A: I've been revisiting a lot of Margaret Wise Brown books this year. Everyone knows Goodnight Moon, but there's also a really lovely and weird book called The Dead Bird that was recently re-illustrated. It's this simple but beautiful exploration of children encountering death. Her book North, South, East, West was also recently re-illustrated. I read it in the middle of a bookstore and cried right there in the children's section. And Runaway Bunny is a heartbreaking story that I didn't understand until I read it as an adult. As far as living authors go, Carson Ellis's Du Iz Tak? is great—I think your readers would like her made-up language. It's kind of like the product names at IKEA—you don't know the words, but you intuitively understand them. Then a few non-fiction books I've enjoyed recently are Voice of Freedom (about civil rights leader Fannie Lou Hamer) by Carole Boston Weatherford, I Dissent (about Ruth Bader Ginsburg) by Debbie Levy, and Swan (about a Russian ballerina) by Laurel Snyder.
Is there anything either of you are working on now?
N: I illustrated a book called A Storytelling of Ravens that comes out this May. I'm beginning to work on a very exciting picture book about an important woman who helped engineer the Brooklyn Bridge. That one will publish Spring 2019. And Acree and I are trying to work on another collaboration too. Wish us luck!

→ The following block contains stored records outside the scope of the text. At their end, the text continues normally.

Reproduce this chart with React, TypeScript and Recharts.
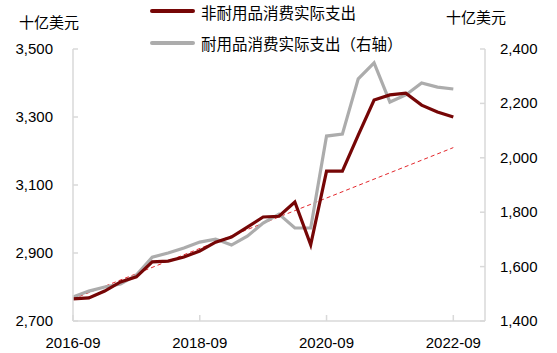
import { LineChart, Line, XAxis, YAxis } from "recharts";

// quarterly, 2016-09 .. 2022-09
const quarters = [
  "2016-09", "2016-12", "2017-03", "2017-06", "2017-09", "2017-12",
  "2018-03", "2018-06", "2018-09", "2018-12", "2019-03", "2019-06",
  "2019-09", "2019-12", "2020-03", "2020-06", "2020-09", "2020-12",
  "2021-03", "2021-06", "2021-09", "2021-12", "2022-03", "2022-06",
  "2022-09",
];

// 非耐用品消费实际支出 (左轴, 十亿美元)
const nonDurable = [
  2765, 2768, 2788, 2815, 2830, 2874, 2876, 2888, 2906, 2932, 2947, 2976,
  3006, 3008, 3050, 2924, 3141, 3141, 3247, 3350, 3365, 3370, 3335, 3315,
  3300,
];

// 耐用品消费实际支出 (右轴, 十亿美元)
const durable = [
  1488, 1510, 1525, 1536, 1569, 1635, 1650, 1668, 1690, 1701, 1679, 1712,
  1760, 1793, 1742, 1742, 2080, 2087, 2290, 2349, 2205, 2231, 2275, 2260,
  2253,
];

// pre-covid trend, first and last quarter only
const trendEnds = [2765, 3210];

const leftTicks = [2700, 2900, 3100, 3300, 3500];
const rightTicks = [1400, 1600, 1800, 2000, 2200, 2400];
const xTickLabels = ["2016-09", "2018-09", "2020-09", "2022-09"];

const rows = quarters.map((q, i) => ({
  i,
  q,
  nonDurable: nonDurable[i],
  durable: durable[i],
  trend: i === 0 ? trendEnds[0] : i === quarters.length - 1 ? trendEnds[1] : null,
}));

const xTicks = xTickLabels.map((l) => quarters.indexOf(l));

const AXIS = "#d9d9d9";
const RED = "#760606";
const GREY = "#acacac";
const FONT = "'Liberation Sans', Arial, 'Noto Sans CJK SC', sans-serif";
const CJK = "'Noto Sans CJK SC', sans-serif";

const fmt = (v: number) => v.toLocaleString("en-US");

const LeftTick = ({ y, payload }: any) => (
  <g>
    <line x1={73} x2={78} y1={y} y2={y} stroke={AXIS} strokeWidth={1.5} />
    <text x={53} y={y + 5} textAnchor="end" fontSize={15} fill="#000" fontFamily={FONT}>
      {fmt(payload.value)}
    </text>
  </g>
);

const RightTick = ({ y, payload }: any) => (
  <g>
    <line x1={480} x2={485} y1={y} y2={y} stroke={AXIS} strokeWidth={1.5} />
    <text x={500} y={y + 5} textAnchor="start" fontSize={15} fill="#000" fontFamily={FONT}>
      {fmt(payload.value)}
    </text>
  </g>
);

const BottomTick = ({ x, payload }: any) => (
  <g>
    <line x1={x} x2={x} y1={321} y2={315} stroke={AXIS} strokeWidth={1.5} />
    <text x={x} y={348} textAnchor="middle" fontSize={15} fill="#000" fontFamily={FONT}>
      {quarters[payload.value]}
    </text>
  </g>
);

export default function App() {
  return (
    <div style={{ position: "absolute", left: 0, top: 0, width: 557, height: 353, background: "#fff" }}>
      <LineChart
        width={557}
        height={353}
        data={rows}
        margin={{ top: 49, right: 0, bottom: 0, left: 0 }}
      >
        <XAxis
          dataKey="i"
          type="number"
          domain={[0, 26]}
          ticks={xTicks}
          interval={0}
          height={32}
          axisLine={{ stroke: AXIS, strokeWidth: 1.5 }}
          tickLine={false}
          tick={<BottomTick />}
        />
        <YAxis
          yAxisId="left"
          domain={[2700, 3500]}
          ticks={leftTicks}
          width={73}
          axisLine={{ stroke: AXIS, strokeWidth: 1.5 }}
          tickLine={false}
          tick={<LeftTick />}
        />
        <YAxis
          yAxisId="right"
          orientation="right"
          domain={[1400, 2400]}
          ticks={rightTicks}
          width={72}
          axisLine={{ stroke: AXIS, strokeWidth: 1.5 }}
          tickLine={false}
          tick={<RightTick />}
        />
        <Line
          yAxisId="left"
          dataKey="trend"
          stroke="#e3262b"
          strokeWidth={1}
          strokeDasharray="4 3"
          dot={false}
          connectNulls
          isAnimationActive={false}
        />
        <Line
          yAxisId="right"
          dataKey="durable"
          stroke={GREY}
          strokeWidth={3.2}
          dot={false}
          isAnimationActive={false}
        />
        <Line
          yAxisId="left"
          dataKey="nonDurable"
          stroke={RED}
          strokeWidth={3.2}
          dot={false}
          isAnimationActive={false}
        />
      </LineChart>

      {/* axis units */}
      <div style={{ position: "absolute", left: 19, top: 11, fontSize: 15, fontFamily: CJK, lineHeight: "22px" }}>
        十亿美元
      </div>
      <div style={{ position: "absolute", left: 446, top: 6, fontSize: 15, fontFamily: CJK, lineHeight: "22px" }}>
        十亿美元
      </div>

      {/* legend */}
      <div style={{ position: "absolute", left: 150, top: 9, width: 45, height: 4, background: RED, borderRadius: 2 }} />
      <div style={{ position: "absolute", left: 201, top: 1, fontSize: 15.5, fontFamily: CJK, lineHeight: "22px" }}>
        非耐用品消费实际支出
      </div>
      <div style={{ position: "absolute", left: 150, top: 41, width: 45, height: 4, background: GREY, borderRadius: 2 }} />
      <div style={{ position: "absolute", left: 201, top: 32, fontSize: 15.5, fontFamily: CJK, lineHeight: "22px" }}>
        耐用品消费实际支出（右轴）
      </div>
    </div>
  );
}
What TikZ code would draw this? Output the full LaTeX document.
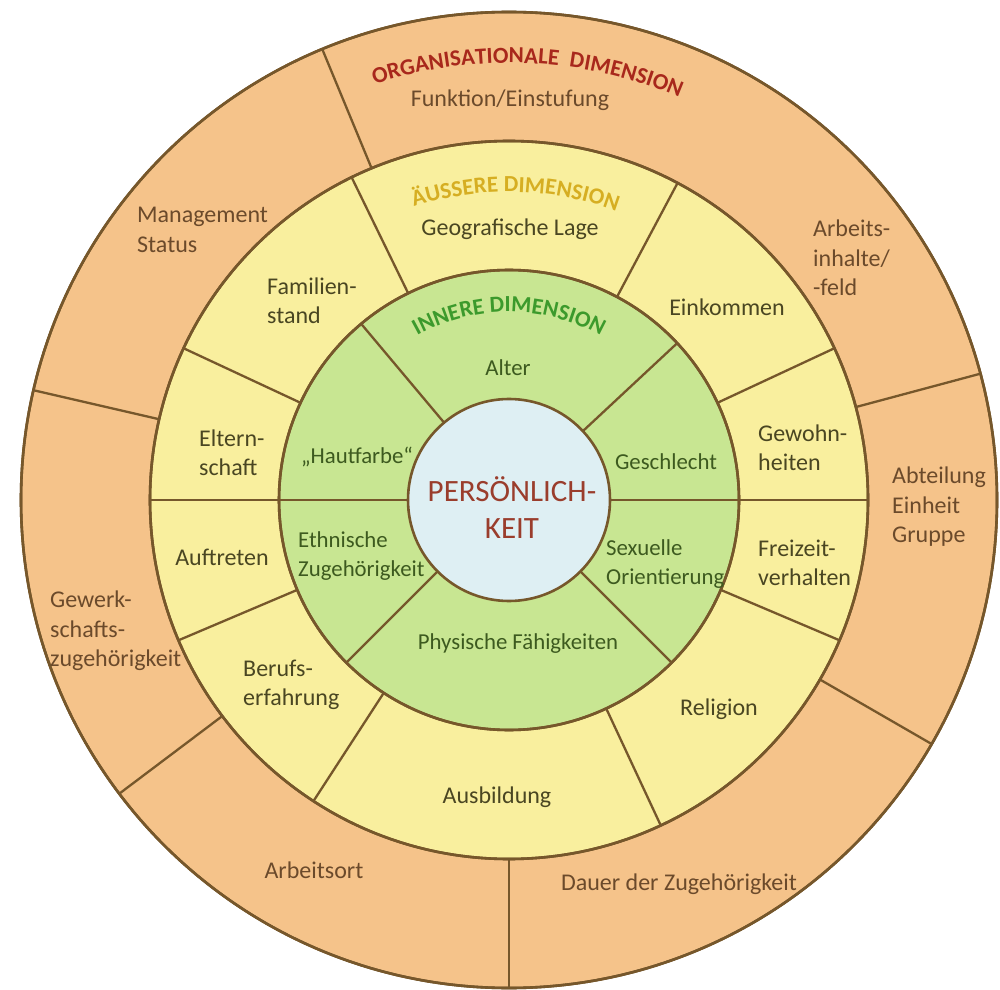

A: I have a manuscript in the hands of an agent that I'm working on selling. Keep your fingers crossed for that and hopefully more Acree/Natalie collaborations in the future.
About Acree
Acree Graham Macam is the author of The King of the Birds as well as a writer and strategist at a messaging consulting firm. Previously an independent copywriter, she graduated Phi Beta Kappa with Highest Honors from Emory University's creative writing program, where she was awarded the Louis Sudler Prize in the Arts for her writing. She lives in Atlanta with her husband.